Huntington Union Free School District pupils headed to class on Tuesday morning but to one less school this year.
The July decision by the Board of Education to close Jack Abrams Intermediate School and put all fifth- and sixth-graders at Woodhull Intermediate School because of crime worries stirred passions and anger on both sides, not all of which has dimmed.
While parents who pushed for the school to close may be happy, others who either think their Huntington Station neighborhood is being abandoned or that Woodhull can't easily accommodate a surge of students are less than satisfied. Many voters who rejected funds in August for improvements at Woodhull said they did so because they opposed the closing of Abrams and the resulting dispersal or retention of students at other schools.
But Jim Hoops, public information coordinator for the Huntington School District, said that about 325 students who attended Abrams last year are the only ones making previously unplanned moves.
"The students who actually are moving to a new building are last year's fourth- and fifth-graders at Jack Abrams School," Hoops said. "They will be going to Woodhull. The fifth-graders who would have gone to Abrams from Woodhull will simply stay put." And one of the people making the move is principal Mary Stokkers, who is leaving Abrams for the same post at Woodhull.

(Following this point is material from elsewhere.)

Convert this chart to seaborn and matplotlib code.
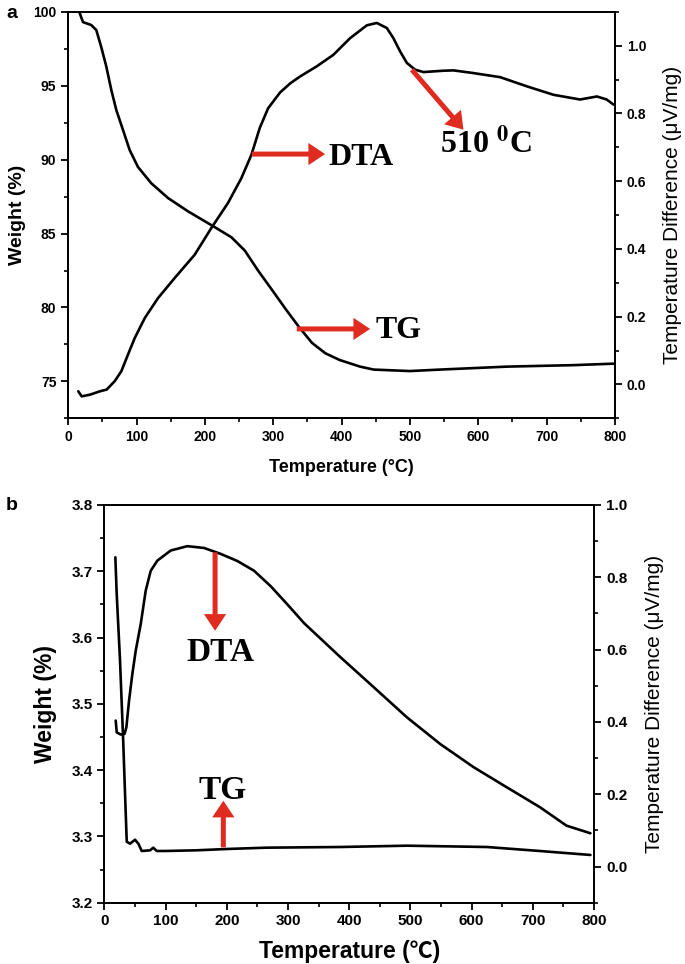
import matplotlib
matplotlib.use("Agg")
import matplotlib.pyplot as plt
import seaborn as sns
from matplotlib.ticker import MultipleLocator

# ---------------- data ----------------
# Panel a: TG (weight %, left axis)
a_tg_t = [16, 21.5, 33.7, 41, 48.3, 55.6, 63, 70.3, 80.1, 89.9, 102, 121.5, 146, 175.3,
          209.4, 238.7, 258.3, 277.7, 298, 318, 337.3, 356.8, 376.3, 397, 427, 447,
          500, 544, 593, 642, 690, 739, 798]
a_tg_w = [100, 99.3, 99.1, 98.76, 97.6, 96.3, 94.7, 93.35, 92.0, 90.64, 89.5, 88.4, 87.4,
          86.5, 85.57, 84.75, 83.85, 82.5, 81.2, 79.9, 78.7, 77.6, 76.9, 76.45, 76.0, 75.8,
          75.7, 75.8, 75.9, 76.0, 76.05, 76.1, 76.2]
# Panel a: DTA (uV/mg, right axis)
a_dta_t = [14.6, 19.6, 31.8, 46.4, 56.2, 68, 77.6, 87.4, 97.2, 111.9, 131.3, 155.8, 185,
           209.4, 233.8, 253.3, 268, 280.2, 292.4, 310, 325, 339.2, 363.7, 388, 412.4,
           436.9, 451.5, 466.2, 475.8, 485.6, 495.5, 507.6, 519.8, 549, 563.7, 593, 632,
           671, 710, 749, 773.6, 788, 798]
a_dta_v = [-0.02, -0.035, -0.03, -0.02, -0.015, 0.01, 0.039, 0.0885, 0.137, 0.196, 0.255,
           0.3145, 0.383, 0.462, 0.536, 0.609, 0.678, 0.757, 0.815, 0.862, 0.889, 0.909,
           0.939, 0.973, 1.022, 1.060, 1.067, 1.052, 1.022, 0.983, 0.949, 0.929, 0.922,
           0.926, 0.927, 0.919, 0.907, 0.88, 0.855, 0.841, 0.85, 0.841, 0.826]

# Panel b: TG (weight %, left axis)
b_tg_t = [18, 20.2, 25.6, 31, 33.8, 36.6, 42, 50.2, 55.6, 61.1, 74.7, 80, 85.6, 100,
          150, 200, 265, 385, 494, 625, 711, 794]
b_tg_w = [3.721, 3.666, 3.566, 3.44, 3.365, 3.292, 3.289, 3.295, 3.289, 3.278, 3.279,
          3.283, 3.278, 3.278, 3.279, 3.281, 3.283, 3.284, 3.286, 3.284, 3.278, 3.272]
# Panel b: DTA (uV/mg, right axis)
b_dta_t = [18.6, 20.3, 26.8, 33, 36, 40.4, 45.8, 51.3, 59.5, 67.6, 75.8, 86.6, 108.5,
           135.6, 162.9, 190.2, 217.3, 244.6, 271.9, 299, 326.3, 385, 440, 494, 548.5,
           603, 657.5, 711.6, 755, 794]
b_dta_v = [0.4036, 0.371, 0.365, 0.367, 0.385, 0.459, 0.533, 0.597, 0.671, 0.763, 0.818,
           0.846, 0.874, 0.886, 0.881, 0.8645, 0.845, 0.818, 0.775, 0.725, 0.673, 0.58,
           0.496, 0.413, 0.339, 0.275, 0.219, 0.164, 0.113, 0.092]

x_ticks = [0, 100, 200, 300, 400, 500, 600, 700, 800]
a_left_ticks = [75, 80, 85, 90, 95, 100]
a_right_ticks = [0.0, 0.2, 0.4, 0.6, 0.8, 1.0]
b_left_ticks = [3.2, 3.3, 3.4, 3.5, 3.6, 3.7, 3.8]
b_right_ticks = [0.0, 0.2, 0.4, 0.6, 0.8, 1.0]

# ---------------- style ----------------
sns.set_style("ticks")
plt.rcParams['font.family'] = ['Liberation Sans', 'Noto Sans CJK SC', 'DejaVu Sans']
plt.rcParams['mathtext.fontset'] = 'stix'
plt.rcParams['axes.linewidth'] = 1.3
for k in ('text.color', 'axes.labelcolor', 'xtick.color', 'ytick.color', 'axes.edgecolor'):
    plt.rcParams[k] = 'black'

RED = '#e02b20'
LW = 1.9
SERIF = 'Liberation Serif'

fig = plt.figure(figsize=(6.85, 9.64), dpi=100)


def style_axes(ax, ax2, xminor, lminor, rminor, tick_fs):
    for a in (ax, ax2):
        for s in a.spines.values():
            s.set_linewidth(1.3)
            s.set_color('black')
    ax.set_xlim(0, 800)
    ax.set_xticks(x_ticks)
    ax.xaxis.set_minor_locator(MultipleLocator(xminor))
    ax.yaxis.set_minor_locator(MultipleLocator(lminor))
    ax2.yaxis.set_minor_locator(MultipleLocator(rminor))
    ax.tick_params(axis='both', which='major', direction='out', length=5, width=1.3,
                   labelsize=tick_fs, top=False, right=False, colors='black')
    ax.tick_params(axis='both', which='minor', direction='out', length=3, width=1.2,
                   top=False, right=False)
    ax2.tick_params(axis='y', which='major', direction='out', length=5, width=1.3,
                    labelsize=tick_fs, left=False, right=True, colors='black')
    ax2.tick_params(axis='y', which='minor', direction='out', length=3, width=1.2,
                    left=False, right=True)
    for lab in ax.get_xticklabels() + ax.get_yticklabels() + ax2.get_yticklabels():
        lab.set_fontweight('bold')


def arrow(ax, tail, tip):
    ax.annotate('', xy=tip, xytext=tail,
                arrowprops=dict(arrowstyle='simple,head_length=0.6,head_width=0.8,tail_width=0.18',
                                color=RED, lw=0, shrinkA=0, shrinkB=0, mutation_scale=20))


# ---------------- panel a ----------------
axA = fig.add_axes([0.0997, 0.566, 0.798, 0.4218])
axA2 = axA.twinx()
sns.lineplot(x=a_tg_t, y=a_tg_w, ax=axA, color='black', lw=LW, sort=False, estimator=None)
sns.lineplot(x=a_dta_t, y=a_dta_v, ax=axA2, color='black', lw=LW, sort=False, estimator=None)
axA.set_ylim(72.5, 100)
axA.set_yticks(a_left_ticks)
axA2.set_ylim(-0.1, 1.1)
axA2.set_yticks(a_right_ticks)
axA2.set_yticklabels([f"{v:.1f}" for v in a_right_ticks])
style_axes(axA, axA2, 50, 2.5, 0.1, 10)
axA.set_xlabel('Temperature (°C)', fontsize=13, fontweight='bold', labelpad=11)
axA.set_ylabel('Weight (%)', fontsize=14, fontweight='bold', labelpad=5)
axA2.set_ylabel('Temperature Difference (μV/mg)', fontsize=15, labelpad=12)

arrow(axA2, (268.5, 0.680), (375.8, 0.680))
axA2.text(428, 0.649, 'DTA', family=SERIF, fontweight='bold', fontsize=23,
          ha='center', va='baseline')
arrow(axA2, (334.4, 0.164), (441.7, 0.164))
axA2.text(483, 0.136, 'TG', family=SERIF, fontweight='bold', fontsize=23,
          ha='center', va='baseline')
arrow(axA2, (502.8, 0.929), (578.3, 0.752))
axA2.text(611, 0.683, r'510 $^{\mathbf{0}}$C', family=SERIF, fontweight='bold', fontsize=23,
          ha='center', va='baseline')
fig.text(12 / 685, 1 - 13 / 964, 'a', fontsize=14, fontweight='bold', ha='center', va='center')

# ---------------- panel b ----------------
axB = fig.add_axes([0.1523, 0.0636, 0.715, 0.4126])
axB2 = axB.twinx()
sns.lineplot(x=b_tg_t, y=b_tg_w, ax=axB, color='black', lw=LW, sort=False, estimator=None)
sns.lineplot(x=b_dta_t, y=b_dta_v, ax=axB2, color='black', lw=LW, sort=False, estimator=None)
axB.set_ylim(3.2, 3.8)
axB.set_yticks(b_left_ticks)
axB2.set_ylim(-0.1, 1.0)
axB2.set_yticks(b_right_ticks)
axB2.set_yticklabels([f"{v:.1f}" for v in b_right_ticks])
style_axes(axB, axB2, 50, 0.05, 0.1, 11)
axB.set_xlabel('Temperature (℃)', fontsize=16.5, fontweight='bold', labelpad=8)
axB.set_ylabel('Weight (%)', fontsize=16.5, fontweight='bold', labelpad=10)
axB2.set_ylabel('Temperature Difference (μV/mg)', fontsize=15, labelpad=13)

arrow(axB2, (180.9, 0.869), (180.9, 0.652))
axB2.text(190, 0.5695, 'DTA', family=SERIF, fontweight='bold', fontsize=24,
          ha='center', va='baseline')
arrow(axB2, (194.4, 0.053), (194.4, 0.182))
axB2.text(194, 0.188, 'TG', family=SERIF, fontweight='bold', fontsize=24,
          ha='center', va='baseline')
fig.text(12 / 685, 1 - 505 / 964, 'b', fontsize=14, fontweight='bold', ha='center', va='center')

fig.savefig('out.png', dpi=100)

Some in Huntington Station have said they feel slighted, and find the closing the wrong solution because the violence is often committed by people from other communities and not on school property or during school hours.
"Kids shouldn't be moved. The cops should be doing something," said 16-year-old Shalieek Belmare, a 10th-grader at Huntington High School this year and an Abrams graduate. "There are kids now who have to go to Woodhull – it's kind of far."
And Mahkia Warren, another 10th-grader and Abrams graduate said he didn't like the idea of the school closing. "It's not really necessary," Warren said, because the crime is occurring at night or weekends when school is closed.
But as school opened Tuesday, not everything is known at this point, Hoops acknowledged. "Class size guidelines have increased at some grade levels. We don't know final class sizes yet because we have to see who actually reports to school. ... Depending on the enrollment, some sections could split and result in new classes and lower sizes. This might take a week or two to shake out."
Hoops added, "This is completely normal and happens every year."
As far as extra transportation costs because of the last-minute schedule changes brought about by the board's decision, Hoops said the numbers haven't yet been tabulated. "Expenses could come in less than they would have had the district operated eight buildings instead of the seven that will be operating," he explained. "We will know more in a couple of weeks."